**PROBLEM REQUIREMENTS**
Copy exactly, leaving out every image, the lines from the one with "What Chart.js code" through the one with "const seriesNames = ['Sydney', 'Melbourne'];", inclusive.

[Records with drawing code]
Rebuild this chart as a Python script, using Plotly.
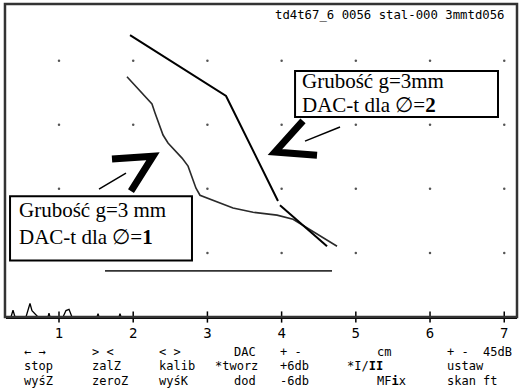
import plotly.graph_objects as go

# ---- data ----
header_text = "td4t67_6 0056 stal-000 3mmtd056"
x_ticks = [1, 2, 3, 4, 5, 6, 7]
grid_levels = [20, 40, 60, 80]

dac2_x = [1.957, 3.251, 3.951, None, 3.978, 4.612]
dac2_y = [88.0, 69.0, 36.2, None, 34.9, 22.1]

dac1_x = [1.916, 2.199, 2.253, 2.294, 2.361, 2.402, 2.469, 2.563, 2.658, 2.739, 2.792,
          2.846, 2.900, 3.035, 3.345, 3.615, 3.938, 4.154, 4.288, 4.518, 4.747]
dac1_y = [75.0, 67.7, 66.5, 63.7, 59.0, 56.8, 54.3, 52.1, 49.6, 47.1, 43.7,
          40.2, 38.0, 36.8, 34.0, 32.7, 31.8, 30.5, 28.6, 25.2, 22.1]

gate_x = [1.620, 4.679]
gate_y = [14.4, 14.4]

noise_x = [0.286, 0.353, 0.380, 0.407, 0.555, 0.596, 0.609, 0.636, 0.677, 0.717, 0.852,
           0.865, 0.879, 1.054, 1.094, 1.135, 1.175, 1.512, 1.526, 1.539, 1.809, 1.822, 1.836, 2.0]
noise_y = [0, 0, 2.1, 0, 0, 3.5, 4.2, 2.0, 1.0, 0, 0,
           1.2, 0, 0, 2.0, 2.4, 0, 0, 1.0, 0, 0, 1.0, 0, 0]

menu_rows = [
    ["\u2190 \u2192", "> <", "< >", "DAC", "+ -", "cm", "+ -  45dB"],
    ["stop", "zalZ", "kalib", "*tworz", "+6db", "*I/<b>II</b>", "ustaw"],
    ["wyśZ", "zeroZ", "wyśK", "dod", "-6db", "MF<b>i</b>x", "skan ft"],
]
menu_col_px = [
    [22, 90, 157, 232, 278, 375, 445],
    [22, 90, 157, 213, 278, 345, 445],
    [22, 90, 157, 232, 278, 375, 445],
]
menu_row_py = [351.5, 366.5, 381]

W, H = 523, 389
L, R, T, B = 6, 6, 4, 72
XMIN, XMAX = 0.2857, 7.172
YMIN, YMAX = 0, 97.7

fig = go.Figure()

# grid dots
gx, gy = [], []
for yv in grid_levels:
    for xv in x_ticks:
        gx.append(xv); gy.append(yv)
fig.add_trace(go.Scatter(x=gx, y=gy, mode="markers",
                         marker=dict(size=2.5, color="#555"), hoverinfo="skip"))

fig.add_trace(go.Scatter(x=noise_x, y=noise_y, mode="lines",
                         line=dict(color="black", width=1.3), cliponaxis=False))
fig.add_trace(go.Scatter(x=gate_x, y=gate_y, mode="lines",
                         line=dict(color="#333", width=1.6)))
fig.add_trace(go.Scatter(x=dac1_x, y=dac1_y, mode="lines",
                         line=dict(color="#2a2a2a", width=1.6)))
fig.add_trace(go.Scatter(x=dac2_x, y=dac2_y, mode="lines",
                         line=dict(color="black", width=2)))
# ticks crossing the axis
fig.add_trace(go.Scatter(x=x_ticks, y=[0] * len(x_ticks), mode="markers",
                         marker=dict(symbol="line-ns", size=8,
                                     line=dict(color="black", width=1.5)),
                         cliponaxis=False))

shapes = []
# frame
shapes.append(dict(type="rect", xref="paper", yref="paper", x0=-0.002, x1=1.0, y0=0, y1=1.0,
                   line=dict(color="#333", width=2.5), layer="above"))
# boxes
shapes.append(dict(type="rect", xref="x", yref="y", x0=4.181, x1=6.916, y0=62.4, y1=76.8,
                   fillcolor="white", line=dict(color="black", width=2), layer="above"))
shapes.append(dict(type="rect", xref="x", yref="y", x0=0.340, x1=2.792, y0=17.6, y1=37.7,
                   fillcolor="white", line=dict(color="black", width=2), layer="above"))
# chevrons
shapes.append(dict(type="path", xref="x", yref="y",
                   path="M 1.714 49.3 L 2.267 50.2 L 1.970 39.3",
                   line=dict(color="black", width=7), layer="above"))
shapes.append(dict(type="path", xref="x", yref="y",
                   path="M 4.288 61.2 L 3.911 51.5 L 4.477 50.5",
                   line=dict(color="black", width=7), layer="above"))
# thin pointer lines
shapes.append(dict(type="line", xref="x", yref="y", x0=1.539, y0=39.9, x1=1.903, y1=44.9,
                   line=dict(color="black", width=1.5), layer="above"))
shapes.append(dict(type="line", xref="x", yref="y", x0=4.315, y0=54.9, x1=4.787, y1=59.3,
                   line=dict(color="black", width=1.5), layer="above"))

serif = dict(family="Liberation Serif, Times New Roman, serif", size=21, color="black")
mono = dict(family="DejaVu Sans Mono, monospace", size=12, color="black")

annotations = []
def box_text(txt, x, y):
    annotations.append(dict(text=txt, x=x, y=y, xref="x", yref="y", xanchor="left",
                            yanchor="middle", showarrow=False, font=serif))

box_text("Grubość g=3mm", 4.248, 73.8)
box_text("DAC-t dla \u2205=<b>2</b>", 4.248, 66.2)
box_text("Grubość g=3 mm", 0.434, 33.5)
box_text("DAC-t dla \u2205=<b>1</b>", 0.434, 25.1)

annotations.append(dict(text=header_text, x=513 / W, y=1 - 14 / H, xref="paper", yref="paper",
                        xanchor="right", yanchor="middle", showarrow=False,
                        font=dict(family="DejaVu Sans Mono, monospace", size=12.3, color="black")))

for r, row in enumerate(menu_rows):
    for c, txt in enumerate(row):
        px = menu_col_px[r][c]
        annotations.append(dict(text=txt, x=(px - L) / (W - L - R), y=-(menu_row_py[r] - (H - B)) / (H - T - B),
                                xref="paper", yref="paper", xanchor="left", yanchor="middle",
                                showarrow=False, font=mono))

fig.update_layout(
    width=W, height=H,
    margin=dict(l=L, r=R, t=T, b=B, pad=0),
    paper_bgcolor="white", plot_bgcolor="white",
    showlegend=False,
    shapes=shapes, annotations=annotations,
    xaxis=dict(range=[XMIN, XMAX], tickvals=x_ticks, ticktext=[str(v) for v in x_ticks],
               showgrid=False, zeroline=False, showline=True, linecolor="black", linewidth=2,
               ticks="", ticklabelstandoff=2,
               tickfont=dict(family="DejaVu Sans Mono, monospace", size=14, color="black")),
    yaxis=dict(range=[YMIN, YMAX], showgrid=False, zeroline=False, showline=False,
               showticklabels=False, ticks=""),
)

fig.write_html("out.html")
* * *
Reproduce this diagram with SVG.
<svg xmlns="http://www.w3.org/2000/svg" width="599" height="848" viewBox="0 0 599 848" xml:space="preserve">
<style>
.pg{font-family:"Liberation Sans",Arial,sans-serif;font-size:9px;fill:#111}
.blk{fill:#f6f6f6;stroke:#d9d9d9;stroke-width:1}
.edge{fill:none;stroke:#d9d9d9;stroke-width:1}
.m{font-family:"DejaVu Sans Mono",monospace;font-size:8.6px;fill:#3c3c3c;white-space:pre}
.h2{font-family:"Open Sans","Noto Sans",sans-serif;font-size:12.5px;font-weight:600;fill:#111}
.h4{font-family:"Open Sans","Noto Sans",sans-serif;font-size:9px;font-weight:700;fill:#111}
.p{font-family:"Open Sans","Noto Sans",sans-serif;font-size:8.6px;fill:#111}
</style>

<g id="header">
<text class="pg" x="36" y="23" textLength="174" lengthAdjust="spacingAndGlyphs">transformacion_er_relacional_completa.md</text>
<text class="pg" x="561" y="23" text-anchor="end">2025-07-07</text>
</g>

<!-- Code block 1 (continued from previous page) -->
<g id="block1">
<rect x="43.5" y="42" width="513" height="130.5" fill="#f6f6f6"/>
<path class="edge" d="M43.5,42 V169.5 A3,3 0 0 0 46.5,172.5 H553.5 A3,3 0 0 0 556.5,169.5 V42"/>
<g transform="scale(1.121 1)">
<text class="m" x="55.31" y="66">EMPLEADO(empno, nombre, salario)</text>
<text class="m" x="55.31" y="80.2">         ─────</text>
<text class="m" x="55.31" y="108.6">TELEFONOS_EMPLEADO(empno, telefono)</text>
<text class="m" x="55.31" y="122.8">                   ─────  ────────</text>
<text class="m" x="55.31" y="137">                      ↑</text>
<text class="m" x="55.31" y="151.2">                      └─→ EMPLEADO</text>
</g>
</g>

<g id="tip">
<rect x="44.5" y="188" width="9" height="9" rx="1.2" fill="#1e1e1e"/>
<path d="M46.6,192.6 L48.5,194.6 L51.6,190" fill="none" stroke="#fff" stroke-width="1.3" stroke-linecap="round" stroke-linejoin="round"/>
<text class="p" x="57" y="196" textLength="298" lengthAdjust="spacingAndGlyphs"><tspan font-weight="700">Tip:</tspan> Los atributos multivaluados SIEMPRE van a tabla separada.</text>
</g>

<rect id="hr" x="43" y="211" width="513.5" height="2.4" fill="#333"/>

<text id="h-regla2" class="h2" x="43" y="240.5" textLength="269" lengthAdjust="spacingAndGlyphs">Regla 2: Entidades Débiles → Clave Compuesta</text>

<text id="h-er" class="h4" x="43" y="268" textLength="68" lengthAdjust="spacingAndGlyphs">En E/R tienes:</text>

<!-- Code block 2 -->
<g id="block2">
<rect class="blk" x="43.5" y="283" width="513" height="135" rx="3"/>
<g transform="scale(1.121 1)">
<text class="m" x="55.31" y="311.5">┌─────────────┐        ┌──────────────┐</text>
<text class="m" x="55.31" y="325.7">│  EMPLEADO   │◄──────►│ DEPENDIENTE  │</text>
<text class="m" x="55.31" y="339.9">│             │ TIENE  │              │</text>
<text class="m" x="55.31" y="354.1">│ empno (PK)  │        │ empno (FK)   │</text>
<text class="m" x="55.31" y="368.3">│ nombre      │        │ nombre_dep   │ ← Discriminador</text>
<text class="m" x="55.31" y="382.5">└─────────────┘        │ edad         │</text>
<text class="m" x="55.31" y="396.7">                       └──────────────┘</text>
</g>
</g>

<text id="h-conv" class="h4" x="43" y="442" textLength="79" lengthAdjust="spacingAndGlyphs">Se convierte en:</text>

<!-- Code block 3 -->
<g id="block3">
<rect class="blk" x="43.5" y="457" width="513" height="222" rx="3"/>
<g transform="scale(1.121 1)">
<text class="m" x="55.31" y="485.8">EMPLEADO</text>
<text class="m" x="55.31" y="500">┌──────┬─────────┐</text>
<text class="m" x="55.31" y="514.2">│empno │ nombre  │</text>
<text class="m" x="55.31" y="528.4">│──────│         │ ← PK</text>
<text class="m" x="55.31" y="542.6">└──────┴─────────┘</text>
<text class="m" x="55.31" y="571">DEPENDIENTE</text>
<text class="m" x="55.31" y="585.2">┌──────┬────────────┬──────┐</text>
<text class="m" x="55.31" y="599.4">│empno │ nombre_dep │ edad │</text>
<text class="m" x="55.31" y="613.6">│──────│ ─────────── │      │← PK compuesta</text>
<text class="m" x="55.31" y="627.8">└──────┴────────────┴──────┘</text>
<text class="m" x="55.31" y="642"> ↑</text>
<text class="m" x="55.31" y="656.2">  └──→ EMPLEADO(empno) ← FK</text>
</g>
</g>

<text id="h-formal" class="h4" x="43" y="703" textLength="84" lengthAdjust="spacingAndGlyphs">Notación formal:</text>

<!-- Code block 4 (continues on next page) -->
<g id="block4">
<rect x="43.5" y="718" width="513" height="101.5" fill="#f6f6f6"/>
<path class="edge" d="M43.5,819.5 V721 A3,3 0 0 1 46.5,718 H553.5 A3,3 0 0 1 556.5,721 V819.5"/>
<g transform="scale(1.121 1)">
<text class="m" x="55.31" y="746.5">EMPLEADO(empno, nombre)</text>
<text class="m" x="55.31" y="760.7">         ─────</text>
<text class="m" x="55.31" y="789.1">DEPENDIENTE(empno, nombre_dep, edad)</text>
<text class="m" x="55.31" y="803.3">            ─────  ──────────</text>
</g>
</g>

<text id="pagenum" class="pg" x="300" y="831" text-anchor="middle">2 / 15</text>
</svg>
--
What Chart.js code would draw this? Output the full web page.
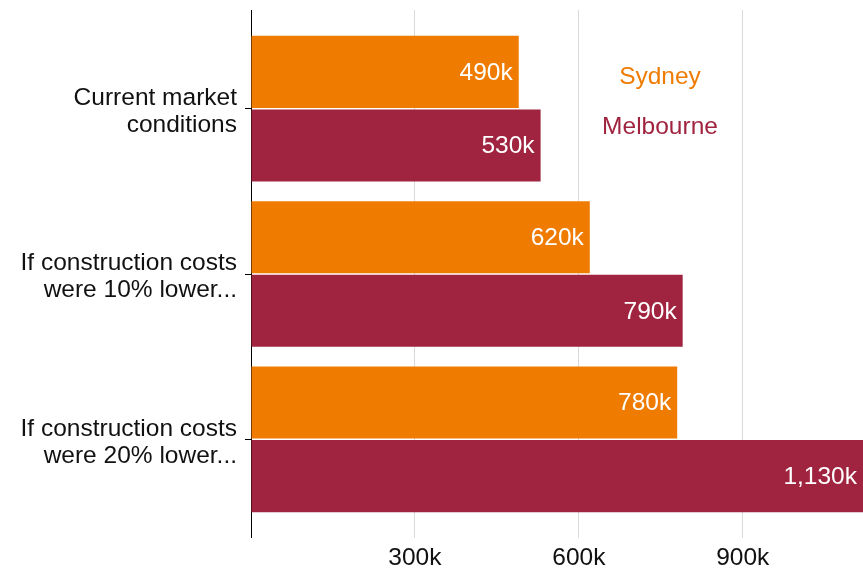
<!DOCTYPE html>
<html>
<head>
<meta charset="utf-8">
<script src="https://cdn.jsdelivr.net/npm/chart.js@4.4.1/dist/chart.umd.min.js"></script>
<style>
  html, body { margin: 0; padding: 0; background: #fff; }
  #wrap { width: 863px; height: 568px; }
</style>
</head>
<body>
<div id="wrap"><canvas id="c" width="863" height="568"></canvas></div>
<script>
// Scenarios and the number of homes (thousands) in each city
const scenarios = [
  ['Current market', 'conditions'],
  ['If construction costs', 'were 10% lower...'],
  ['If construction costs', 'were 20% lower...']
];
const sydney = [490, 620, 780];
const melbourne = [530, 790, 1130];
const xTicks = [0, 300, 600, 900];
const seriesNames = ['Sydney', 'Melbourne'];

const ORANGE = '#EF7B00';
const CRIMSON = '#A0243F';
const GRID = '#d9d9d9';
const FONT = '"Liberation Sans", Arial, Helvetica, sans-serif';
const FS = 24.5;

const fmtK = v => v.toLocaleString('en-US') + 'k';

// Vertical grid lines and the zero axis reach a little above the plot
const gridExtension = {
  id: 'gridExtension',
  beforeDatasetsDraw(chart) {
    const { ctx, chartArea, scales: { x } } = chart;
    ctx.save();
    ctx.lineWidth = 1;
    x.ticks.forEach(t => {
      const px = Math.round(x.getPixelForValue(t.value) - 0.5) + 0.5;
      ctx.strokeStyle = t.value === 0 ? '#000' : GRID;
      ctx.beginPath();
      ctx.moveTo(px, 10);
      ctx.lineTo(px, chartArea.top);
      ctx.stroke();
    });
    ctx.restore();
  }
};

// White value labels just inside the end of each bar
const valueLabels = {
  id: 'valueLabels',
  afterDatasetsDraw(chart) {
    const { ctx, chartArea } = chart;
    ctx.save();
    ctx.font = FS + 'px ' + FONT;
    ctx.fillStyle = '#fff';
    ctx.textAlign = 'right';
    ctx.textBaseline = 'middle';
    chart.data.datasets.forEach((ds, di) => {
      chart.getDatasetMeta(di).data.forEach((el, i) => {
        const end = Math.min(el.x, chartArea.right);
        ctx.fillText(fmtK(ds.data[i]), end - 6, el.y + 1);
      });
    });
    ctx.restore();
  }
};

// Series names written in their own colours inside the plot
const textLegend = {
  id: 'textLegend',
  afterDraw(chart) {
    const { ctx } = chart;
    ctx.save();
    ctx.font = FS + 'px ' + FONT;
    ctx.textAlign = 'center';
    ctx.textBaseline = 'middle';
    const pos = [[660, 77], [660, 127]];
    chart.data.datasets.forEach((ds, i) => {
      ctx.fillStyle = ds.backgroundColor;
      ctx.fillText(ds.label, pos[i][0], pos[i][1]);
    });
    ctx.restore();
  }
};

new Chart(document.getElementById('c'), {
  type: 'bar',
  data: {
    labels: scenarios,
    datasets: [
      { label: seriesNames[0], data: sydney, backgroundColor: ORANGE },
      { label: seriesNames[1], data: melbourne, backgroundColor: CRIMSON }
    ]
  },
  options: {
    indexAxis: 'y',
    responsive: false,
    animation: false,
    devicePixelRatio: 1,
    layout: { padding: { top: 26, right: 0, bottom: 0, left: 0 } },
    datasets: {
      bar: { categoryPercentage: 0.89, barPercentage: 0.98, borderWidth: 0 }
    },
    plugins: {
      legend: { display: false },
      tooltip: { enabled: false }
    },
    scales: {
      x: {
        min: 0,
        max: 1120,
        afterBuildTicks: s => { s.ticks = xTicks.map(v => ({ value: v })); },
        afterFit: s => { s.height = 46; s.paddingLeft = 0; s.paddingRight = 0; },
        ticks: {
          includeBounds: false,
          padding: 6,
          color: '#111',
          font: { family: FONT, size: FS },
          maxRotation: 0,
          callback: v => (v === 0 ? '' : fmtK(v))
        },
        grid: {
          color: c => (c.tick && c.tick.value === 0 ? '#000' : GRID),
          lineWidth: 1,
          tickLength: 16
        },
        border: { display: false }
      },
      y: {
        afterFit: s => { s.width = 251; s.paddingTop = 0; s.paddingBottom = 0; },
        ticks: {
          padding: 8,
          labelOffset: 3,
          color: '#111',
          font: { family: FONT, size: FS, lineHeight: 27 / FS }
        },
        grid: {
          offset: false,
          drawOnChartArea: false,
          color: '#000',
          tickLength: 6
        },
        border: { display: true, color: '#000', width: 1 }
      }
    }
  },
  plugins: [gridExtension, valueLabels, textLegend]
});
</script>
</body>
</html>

**SOLUTION FOR THIS PROBLEM**
What Chart.js code would draw this? Output the full web page.
<!DOCTYPE html>
<html>
<head>
<meta charset="utf-8">
<script src="https://cdn.jsdelivr.net/npm/chart.js@4.4.1/dist/chart.umd.min.js"></script>
<style>
  html, body { margin: 0; padding: 0; background: #fff; }
  #wrap { width: 863px; height: 568px; }
</style>
</head>
<body>
<div id="wrap"><canvas id="c" width="863" height="568"></canvas></div>
<script>
// Scenarios and the number of homes (thousands) in each city
const scenarios = [
  ['Current market', 'conditions'],
  ['If construction costs', 'were 10% lower...'],
  ['If construction costs', 'were 20% lower...']
];
const sydney = [490, 620, 780];
const melbourne = [530, 790, 1130];
const xTicks = [0, 300, 600, 900];
const seriesNames = ['Sydney', 'Melbourne'];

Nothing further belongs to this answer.